Si laki-laki pun mengulangi shalat, lalu kembali menghadap Nabi Shallallahu ‘Alaihi wa sallam. Akan tetapi, manusia paling mulia ini tetap memerintahkan kepada laki-laki tersebut agar mengulangi shalatnya.
Setelah tiga kali mengulangi dan masih disuruh untuk melakukan lagi, laki-laki ini berkata, “Ajari aku. Tidak ada shalat yang bisa kulakukan lebih baik dari shalatku barusan.”
Yang menjadi alasan hingga Nabi Shallallahu ‘Alaihi wa Sallam memerintahkan kepada laki-laki tersebut untuk mengulangi shalatnya ialah nihilnya rasa khusyuk.
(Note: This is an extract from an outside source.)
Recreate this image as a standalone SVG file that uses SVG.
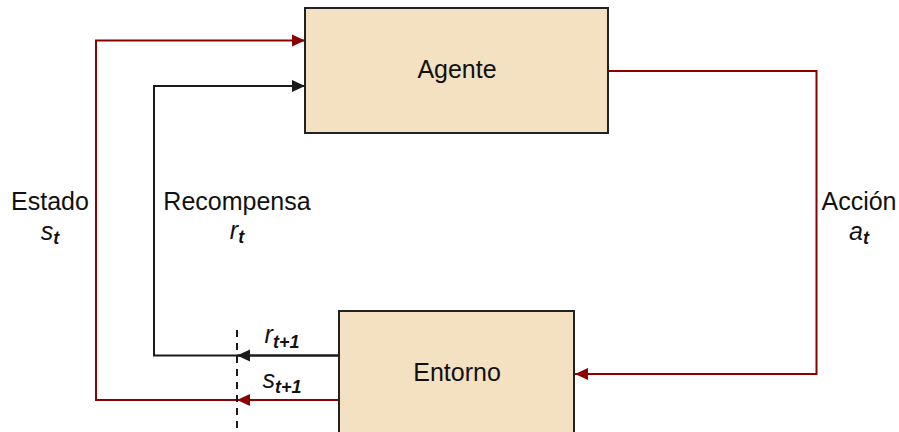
<svg xmlns="http://www.w3.org/2000/svg" width="899" height="432" viewBox="0 0 899 432">
<style>
.box{fill:#F3E1C1;stroke:#222;stroke-width:2}
.t{font-family:"Liberation Sans",Arial,sans-serif;font-size:25px;fill:#111;text-anchor:middle}
.i{font-style:italic}
.sub{font-style:italic;font-weight:bold;font-size:18px}
.red{fill:none;stroke:#8B0000;stroke-width:2}
.blk{fill:none;stroke:#1a1a1a;stroke-width:2}
.dash{fill:none;stroke:#1a1a1a;stroke-width:2;stroke-dasharray:7,6}
</style>
<defs>
<marker id="ar" markerUnits="userSpaceOnUse" markerWidth="14" markerHeight="14" viewBox="0 0 14 14" refX="13" refY="7" orient="auto">
<path d="M0,1 L13,7 L0,13 Z" fill="#8B0000"/>
</marker>
<marker id="ab" markerUnits="userSpaceOnUse" markerWidth="14" markerHeight="14" viewBox="0 0 14 14" refX="13" refY="7" orient="auto">
<path d="M0,1 L13,7 L0,13 Z" fill="#1a1a1a"/>
</marker>
</defs>
<g id="connectors">
<path class="red" d="M608,71 H816.5 V374 H575" marker-end="url(#ar)"/>
<path class="red" d="M339,400 H96 V40.5 H305" marker-end="url(#ar)"/>
<path class="blk" d="M339,355.5 H154 V86 H305" marker-end="url(#ab)"/>
<path class="red" d="M339,400 H237" marker-end="url(#ar)"/>
<path class="blk" d="M339,355.5 H237" marker-end="url(#ab)"/>
<path class="dash" d="M237,330 V432"/>
</g>
<g id="agente">
<rect class="box" x="305" y="8" width="303" height="125"/>
<text class="t" x="457" y="78">Agente</text>
</g>
<g id="entorno">
<rect class="box" x="339" y="311" width="235" height="140"/>
<text class="t" x="457" y="381">Entorno</text>
</g>
<g id="labels">
<text class="t" x="50" y="210">Estado</text>
<text class="t" x="50" y="240"><tspan class="i">s</tspan><tspan class="sub" dy="4">t</tspan></text>
<text class="t" x="237" y="210">Recompensa</text>
<text class="t" x="237" y="239"><tspan class="i">r</tspan><tspan class="sub" dy="4">t</tspan></text>
<text class="t" x="859" y="210">Acción</text>
<text class="t" x="859" y="240"><tspan class="i">a</tspan><tspan class="sub" dy="4">t</tspan></text>
<text class="t" x="282" y="343"><tspan class="i">r</tspan><tspan class="sub" dy="5">t+1</tspan></text>
<text class="t" x="282" y="388"><tspan class="i">s</tspan><tspan class="sub" dy="5">t+1</tspan></text>
</g>
</svg>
Ialah hadirnya hati sehingga tercermin dalam gerakan-gerakan shalat dan aktivitas keseharian seorang hamba.
Meski menggapai khusyuk merupakan amalan yang amat sukar, ada beberapa kiat yang bisa kita upayakan. Di antaranya adalah dua kiat yang disampaikan oleh Kiyai Haji Muhammad Arifin Ilham berikut ini,
Hadirkan Hati
Kiyai Arifin menuturkan, “Sadarlah bahwa dirinya sedang bermunajat, sedang berdiri langsung dengan Sang Mahakuasa, berdialog tanpa batas apa pun.”
Jika tanpa batas, berdialog secara langsung, sudah pasti Allah Ta’ala Maha Mengetahui segala gerak-gerik fisik dan hati kita. Dia Maha Mengetahui lintasan pikiran, dan semua yang terjadi dalam diri seorang hamba di dalam dan di luar shalatnya.
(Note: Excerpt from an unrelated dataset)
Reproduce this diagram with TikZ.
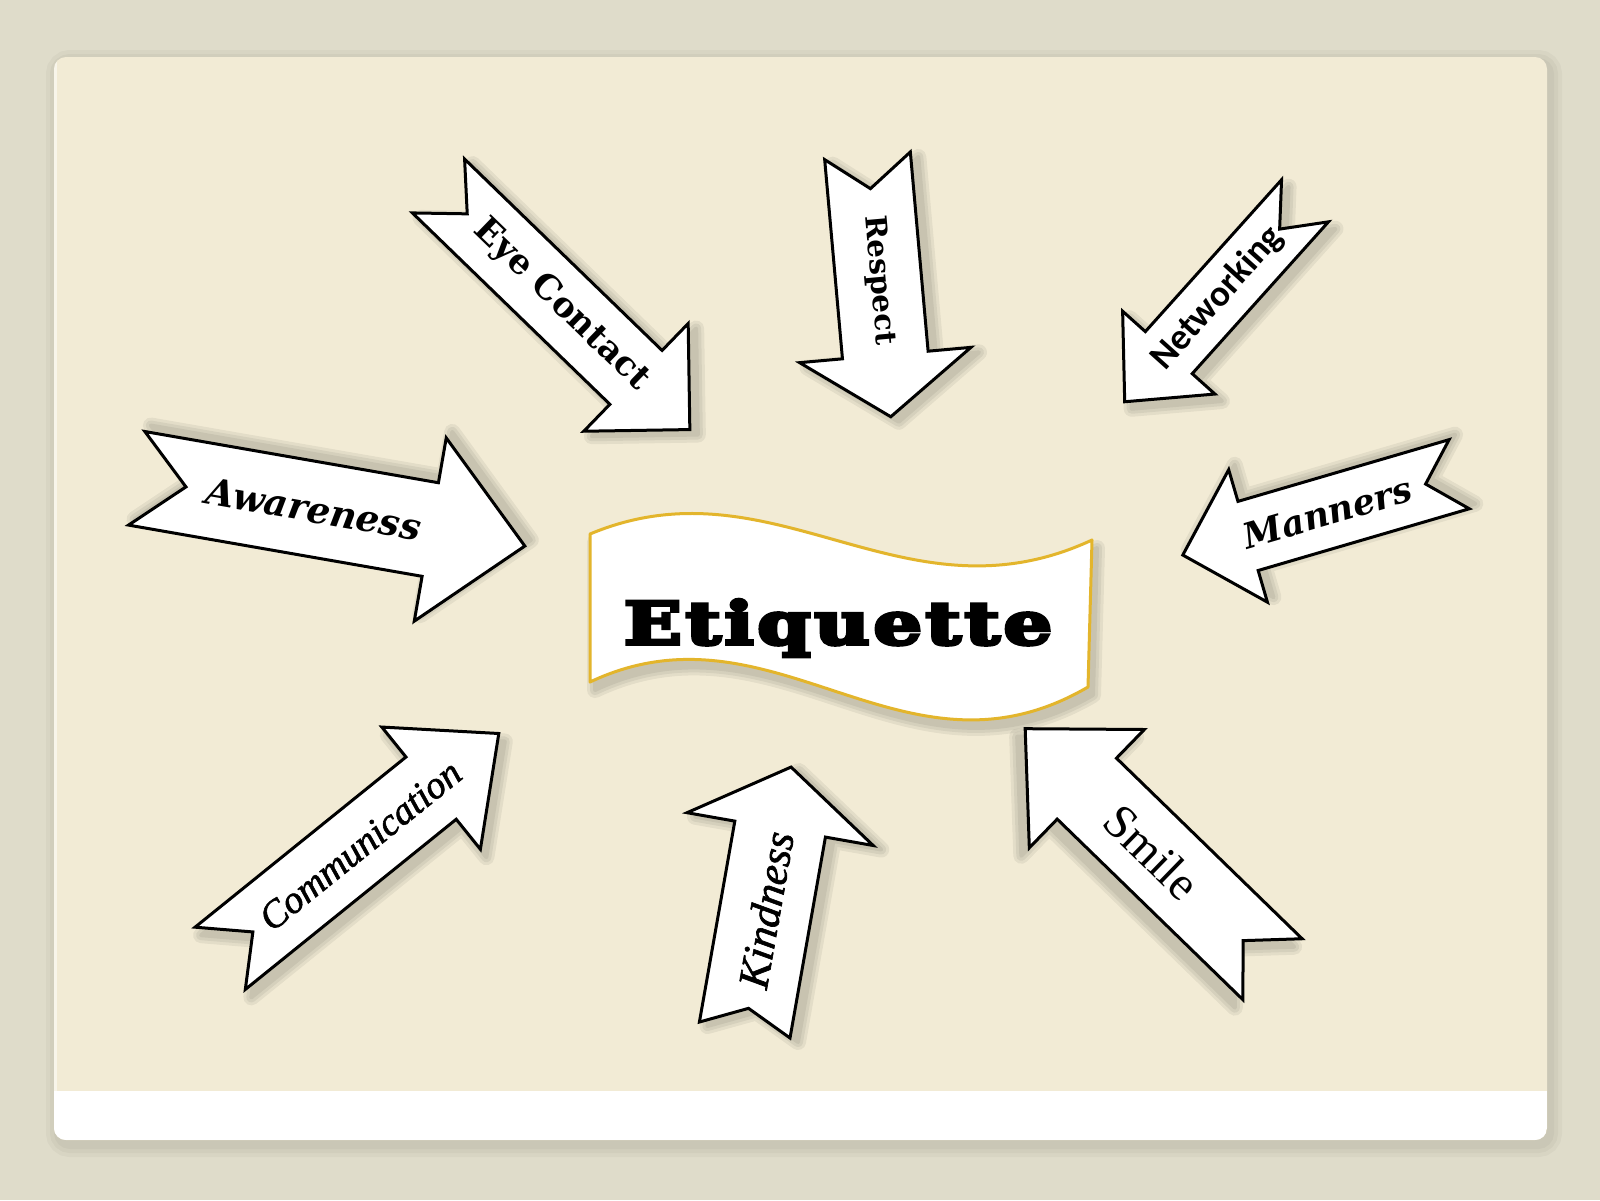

“Alangkah bodohnya kita,” lanjut Kiyai Arifin, “jika kita sedang berhadapan langsung seperti itu, (tapi) kita tidak merasa takut atau bergetar dengan keberadaan-Nya di hadapan kita.”
Shalat Terakhir
“Bisa jadi,” ungkap Kiyai yang memimpin Majlis az-Zikra ini, “setelah shalat, Allah Ta’ala mencabut nyawa kita.”
Dengan demikian, kita akan bersungguh-sungguh untuk menggapai khusyuk, agar bacaan yang kita lafalkan berbekas, lalu menghasilkan daya gedor hingga menggerakkan badan dalam melakukan amal shalih.
“Atau,” pungkas Kiyai Arifin sebagaimana dimuat dalam Hikmah Republika (29/1/2016), “bayangkan, saat sedang mengambil wudhu, malaikat menghampiri kita dan mengatakan bahwa setelah shalat nanti, dia akan mencabut nyawa kita.”
Dengan membayangkan mati, kita akan bersungguh-sungguh dalam menjalani hidup. Sebab tiada artinya segela kepongahan di hadapan maut yang meruntuhkan segala jenis kesombongan.
Ya Allah, anugerahkanlah kekhusyukan kepada kami. Aamiin.